Accessible websites are the fast-approaching future of web design,
and accessibility is already the law in many jurisdictions. We're
talking about websites whose designs don't create artificial barriers
for people of differing abilities, or those with limited access to top-end technology. Color choice is just one aspect of accessible web design -- but it's a good place to start looking at your own website's accessibility status.
Could an aesthetic choice about your site's appearance be keeping a large group of visitors from using it?
An estimated 10 million males in the United States alone have some form of color blindness, for example.
Worldwide, 1 in 12 people have difficulty in telling certain colors apart -- most commonly a red/green color blindness.
That's one key reason why traffic signal lights are consistent in having the red light on top, yellow in the middle, and green at the bottom. Traffic lights are designed so that they don't rely on color alone to deliver the information about when to stop and go -- the position of the light reinforces the message, because it's just too important to risk a breakdown in communication. Could your website take a lesson here? Consider, too: How many of your readers, members and clients may have failing eyesight as a consequence of accident, illness, or simply of age? Text size is adjustable in most browsers now, unless the web designer unwisely overrides that feature with his code -- but low-contrast colors can shut the door on a visually impaired reader, or one who is restricted to older technology, small screen sizes or low-color monitors.
Even those who don't have low vision conditions can suffer eyestrain from long hours of peering at a computer screen, and may be quickly put off by a hard-to-read page.
The W3C Evaluation and Repair Tools Working Group's current guidelines for accessible websites makes two recommendations for tackling the web design color question:
1. Ensure that all information conveyed with color is also available without color, for example from context or markup.
2. Ensure that foreground and background color combinations provide sufficient contrast when viewed by someone having color deficits or when viewed on a black and white screen.
Traditionally, underlining was used to indicate links in online text, but that's no longer always the case.
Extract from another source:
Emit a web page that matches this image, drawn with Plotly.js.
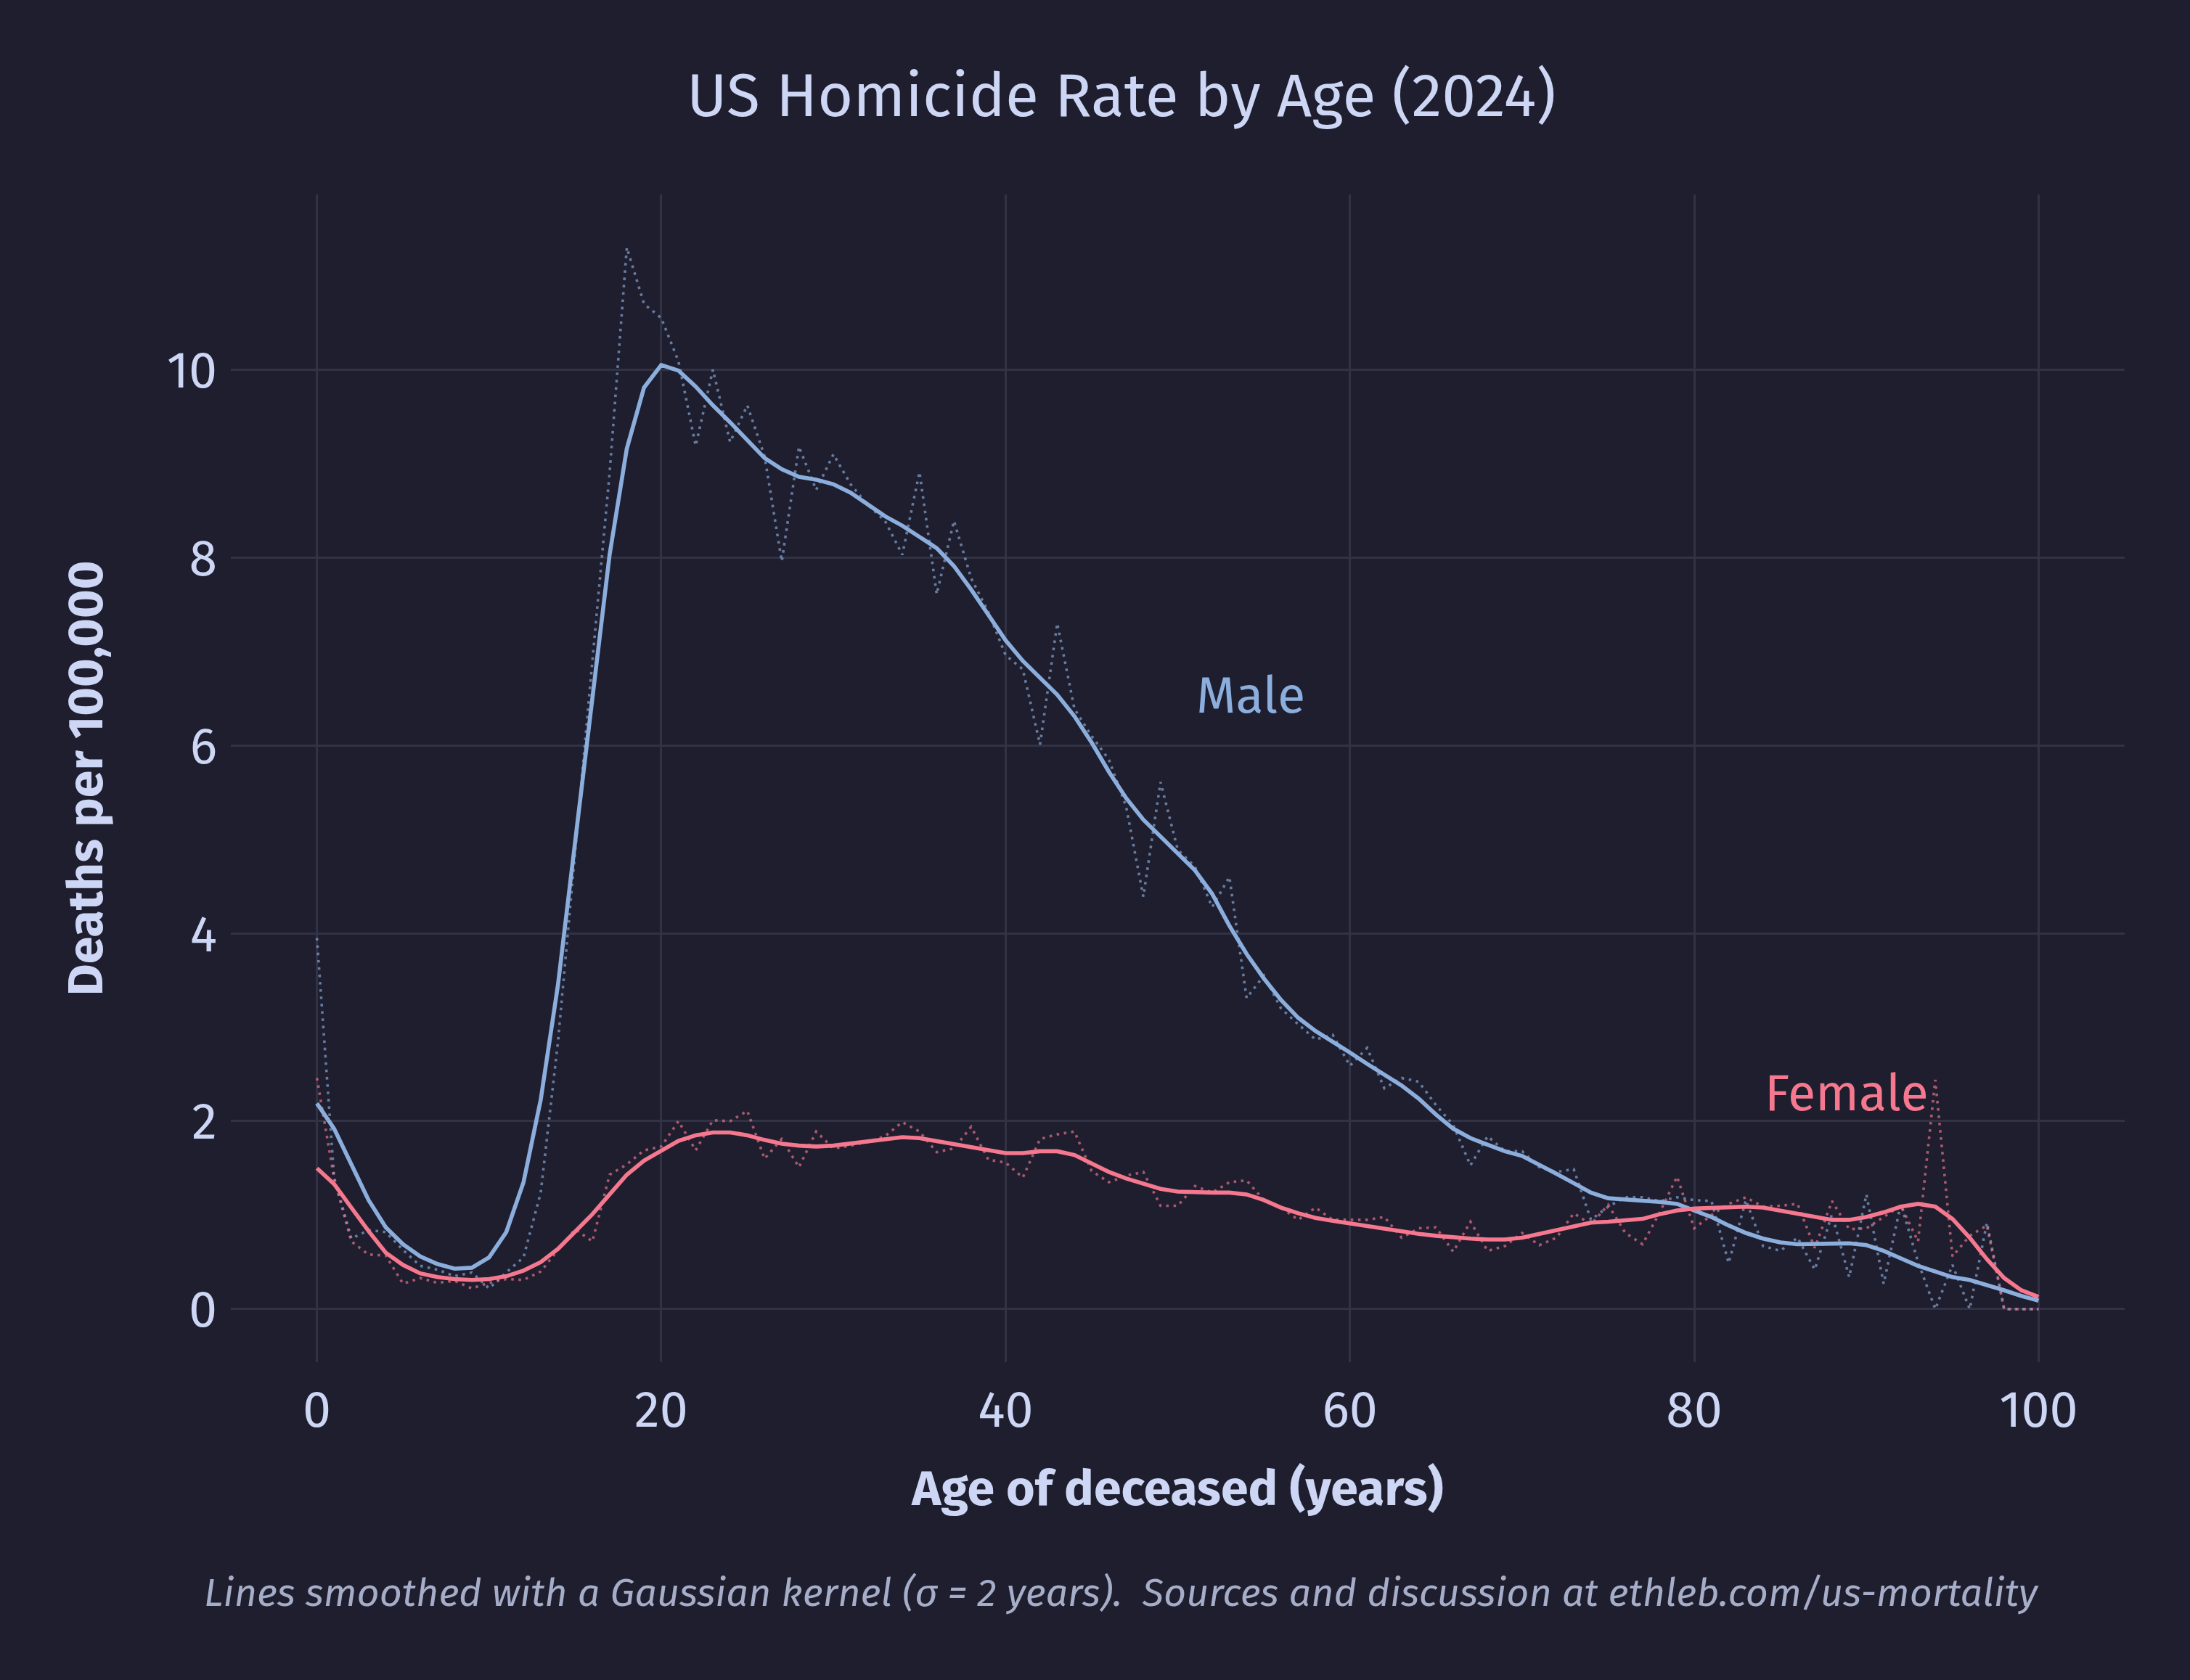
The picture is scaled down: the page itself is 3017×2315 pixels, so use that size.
<!DOCTYPE html>
<html>
<head>
<meta charset="utf-8">
<script src="https://cdn.plot.ly/plotly-3.0.1.min.js"></script>
<style>
  html, body { margin: 0; padding: 0; background: #1e1e2e; }
  #chart { width: 3017px; height: 2315px; }
</style>
</head>
<body>
<div id="chart"></div>
<script>
const ages = [0,1,2,3,4,5,6,7,8,9,10,11,12,13,14,15,16,17,18,19,20,21,22,23,24,25,26,27,28,29,30,31,32,33,34,35,36,37,38,39,40,41,42,43,44,45,46,47,48,49,50,51,52,53,54,55,56,57,58,59,60,61,62,63,64,65,66,67,68,69,70,71,72,73,74,75,76,77,78,79,80,81,82,83,84,85,86,87,88,89,90,91,92,93,94,95,96,97,98,99,100];

const maleRaw = [3.95,1.4,0.75,0.84,0.82,0.63,0.46,0.42,0.35,0.39,0.22,0.39,0.55,1.24,2.84,4.9,6.9,8.9,11.3,10.7,10.55,10.09,9.19,10.0,9.23,9.62,9.08,7.96,9.18,8.72,9.1,8.78,8.56,8.39,8.03,8.91,7.61,8.39,7.78,7.42,6.96,6.81,6.01,7.3,6.39,6.1,5.85,5.35,4.39,5.61,4.89,4.71,4.28,4.6,3.31,3.55,3.2,3.03,2.87,2.92,2.59,2.78,2.35,2.46,2.42,2.17,1.96,1.53,1.84,1.68,1.68,1.51,1.46,1.49,0.95,1.09,1.19,1.19,1.15,1.19,1.16,1.15,0.49,1.16,0.67,0.62,0.76,0.42,1.01,0.34,1.22,0.27,1.12,0.5,0.0,0.47,0.0,0.92,0,0,0];

const maleSmooth = [2.19,1.92,1.54,1.16,0.87,0.69,0.56,0.48,0.43,0.44,0.55,0.82,1.35,2.23,3.45,4.98,6.5,8.03,9.16,9.81,10.05,9.99,9.82,9.62,9.44,9.25,9.06,8.94,8.86,8.83,8.78,8.69,8.56,8.44,8.34,8.22,8.1,7.91,7.66,7.39,7.12,6.9,6.72,6.54,6.31,6.03,5.72,5.44,5.21,5.03,4.86,4.67,4.42,4.08,3.78,3.52,3.29,3.1,2.96,2.85,2.73,2.61,2.5,2.38,2.24,2.07,1.92,1.82,1.75,1.68,1.63,1.54,1.44,1.34,1.24,1.18,1.17,1.16,1.14,1.12,1.05,0.98,0.89,0.81,0.75,0.71,0.69,0.69,0.70,0.70,0.68,0.62,0.54,0.46,0.40,0.34,0.31,0.26,0.20,0.14,0.09];

const femaleRaw = [2.46,1.39,0.72,0.58,0.57,0.27,0.33,0.28,0.3,0.22,0.28,0.32,0.31,0.40,0.63,0.85,0.72,1.43,1.54,1.69,1.73,2.0,1.69,2.01,2.0,2.11,1.6,1.81,1.51,1.89,1.71,1.74,1.78,1.84,1.99,1.89,1.67,1.71,1.94,1.59,1.56,1.4,1.81,1.86,1.89,1.47,1.35,1.42,1.46,1.1,1.1,1.31,1.24,1.35,1.37,1.16,1.08,0.95,1.08,0.95,0.95,0.95,0.98,0.76,0.86,0.87,0.61,0.93,0.62,0.67,0.81,0.68,0.76,1.02,0.9,1.11,0.81,0.69,1.03,1.41,0.86,1.0,1.12,1.19,1.09,1.1,1.12,0.65,1.15,0.85,0.86,0.98,1.1,0.72,2.44,0.56,0.78,0.89,0,0,0];

const femaleSmooth = [1.50,1.33,1.08,0.83,0.60,0.47,0.38,0.34,0.32,0.31,0.32,0.35,0.41,0.50,0.64,0.82,1.01,1.22,1.43,1.58,1.69,1.79,1.85,1.88,1.88,1.85,1.80,1.76,1.74,1.73,1.74,1.76,1.79,1.81,1.83,1.82,1.79,1.76,1.72,1.69,1.66,1.66,1.68,1.68,1.64,1.55,1.46,1.39,1.33,1.28,1.25,1.24,1.24,1.24,1.22,1.16,1.08,1.02,0.97,0.94,0.91,0.88,0.85,0.82,0.80,0.78,0.76,0.75,0.74,0.74,0.76,0.80,0.84,0.89,0.92,0.93,0.94,0.96,1.01,1.05,1.07,1.08,1.09,1.09,1.08,1.05,1.01,0.98,0.95,0.95,0.98,1.03,1.09,1.12,1.09,0.96,0.76,0.53,0.33,0.20,0.13];

const xTicks = [0, 20, 40, 60, 80, 100];
const yTicks = [0, 2, 4, 6, 8, 10];
const seriesLabels = ["Male", "Female"];

const MALE = "#8caedd";
const FEMALE = "#f5788f";
const TEXT = "#cdd6f4";
const SUB = "#a6adc8";
const BG = "#1e1e2e";
const GRID = "#313244";
const FONT = "'Fira Sans', 'Noto Sans', 'Open Sans', sans-serif";

const traces = [
  {x: ages, y: maleRaw, type: "scatter", mode: "lines", name: "Male (raw)",
   line: {color: MALE, width: 3.6, dash: "3.6px,6.5px"}, opacity: 0.65, hoverinfo: "skip"},
  {x: ages, y: femaleRaw, type: "scatter", mode: "lines", name: "Female (raw)",
   line: {color: FEMALE, width: 3.6, dash: "3.6px,6.5px"}, opacity: 0.65, hoverinfo: "skip"},
  {x: ages, y: maleSmooth, type: "scatter", mode: "lines", name: "Male",
   line: {color: MALE, width: 5.6}},
  {x: ages, y: femaleSmooth, type: "scatter", mode: "lines", name: "Female",
   line: {color: FEMALE, width: 5.6}}
];

const layout = {
  width: 3017, height: 2315,
  paper_bgcolor: BG, plot_bgcolor: BG,
  margin: {l: 318, r: 90, t: 268, b: 438, pad: 0},
  showlegend: false,
  hovermode: false,
  font: {family: FONT, color: TEXT, size: 70},
  title: {
    text: "US Homicide Rate by Age (2024)",
    font: {family: FONT, size: 84, color: TEXT},
    x: 0.512, xref: "container", xanchor: "center",
    y: 1 - 131/2315, yref: "container", yanchor: "middle"
  },
  xaxis: {
    range: [-5, 105],
    tickvals: xTicks,
    ticktext: xTicks.map(String),
    showgrid: true, gridcolor: GRID, gridwidth: 3,
    zeroline: false, showline: false, ticks: "",
    tickfont: {family: FONT, size: 70, color: TEXT},
    ticklabelstandoff: 18,
    title: {text: "<b>Age of deceased (years)</b>", font: {family: FONT, size: 68, color: TEXT}, standoff: 42}
  },
  yaxis: {
    range: [-0.565, 11.865],
    tickvals: yTicks,
    ticktext: yTicks.map(String),
    showgrid: true, gridcolor: GRID, gridwidth: 3,
    zeroline: false, showline: false, ticks: "",
    tickfont: {family: FONT, size: 70, color: TEXT},
    ticklabelstandoff: 18,
    title: {text: "<b>Deaths per 100,000</b>", font: {family: FONT, size: 68, color: TEXT}, standoff: 65}
  },
  annotations: [
    {x: 51.0, y: 6.53, xref: "x", yref: "y", text: seriesLabels[0], showarrow: false,
     xanchor: "left", yanchor: "middle", font: {family: FONT, size: 70, color: MALE}},
    {x: 84.0, y: 2.29, xref: "x", yref: "y", text: seriesLabels[1], showarrow: false,
     xanchor: "left", yanchor: "middle", font: {family: FONT, size: 70, color: FEMALE}},
    {x: (1545 - 318) / (3017 - 318 - 90), y: (1877 - 2195) / (1877 - 268), xref: "paper", yref: "paper", showarrow: false,
     text: "<i>Lines smoothed with a Gaussian kernel (σ = 2 years).  Sources and discussion at ethleb.com/us-mortality</i>",
     xanchor: "center", yanchor: "middle", font: {family: FONT, size: 54, color: SUB}}
  ]
};

Plotly.newPlot("chart", traces, layout, {staticPlot: true, displayModeBar: false});
</script>
</body>
</html>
When a site relies entirely on color change to signal a hyperlink, however, that may cause problems for those with low vision. Remove the color and you've removed some key information about how to navigate the site and where to click to perform the desired tasks.
Readers with aging eyes or otherwise impaired vision may need a strong contrast between the text and background colors. Black on white offers the greatest degree of contrast, and the minute we begin to introduce other colors, the contrast will drop. A thoughtful web designer will test any planned color scheme to find a happy medium between accessibility and aesthetics.
GrayBit is a free online accessibility testing tool that will show you how any full-color web page looks in gray-scale, for a clear sense of how much contrast the page offers. Try a view of your own website in shades of grey to see how it stacks up for contrast between text and background colors.
It may be useful to show a gray-scale version to someone who is not familiar with the layout and operation of your site, and watch quietly while they try to find their way through it. Does the linked text look like it's meant to be clicked? Are your images reduced to a blur? Do charts and graphs become unreadable without color to give meaning to the parts? Take a good look at your organization's logo, while you're at it!
If the results suggest you'd be well-advised to consider a change of color scheme, Cal Henderson's Color Vision is a free online tool for checking how different text/background color combinations would look to people with various types of color blindness. Similarly, Vischeck will simulate how web pages and images appear to the color blind, and you can use Vischeck online or download software to run it on your own computer, at no charge.
Finally, if you're serious about understanding and working toward more accessible web design, Accessibar for Mozilla/Firefox and the Web Accessibility Toolbar for IE are useful toolbars for quickly checking web pages for a range of accessibility issues, by changing the display settings on your web browser.
In many cases, a quick edit of the CSS style sheet that sets the website's colors may be all it takes to make your site more accessible to a significant part of the world population. Something to think about?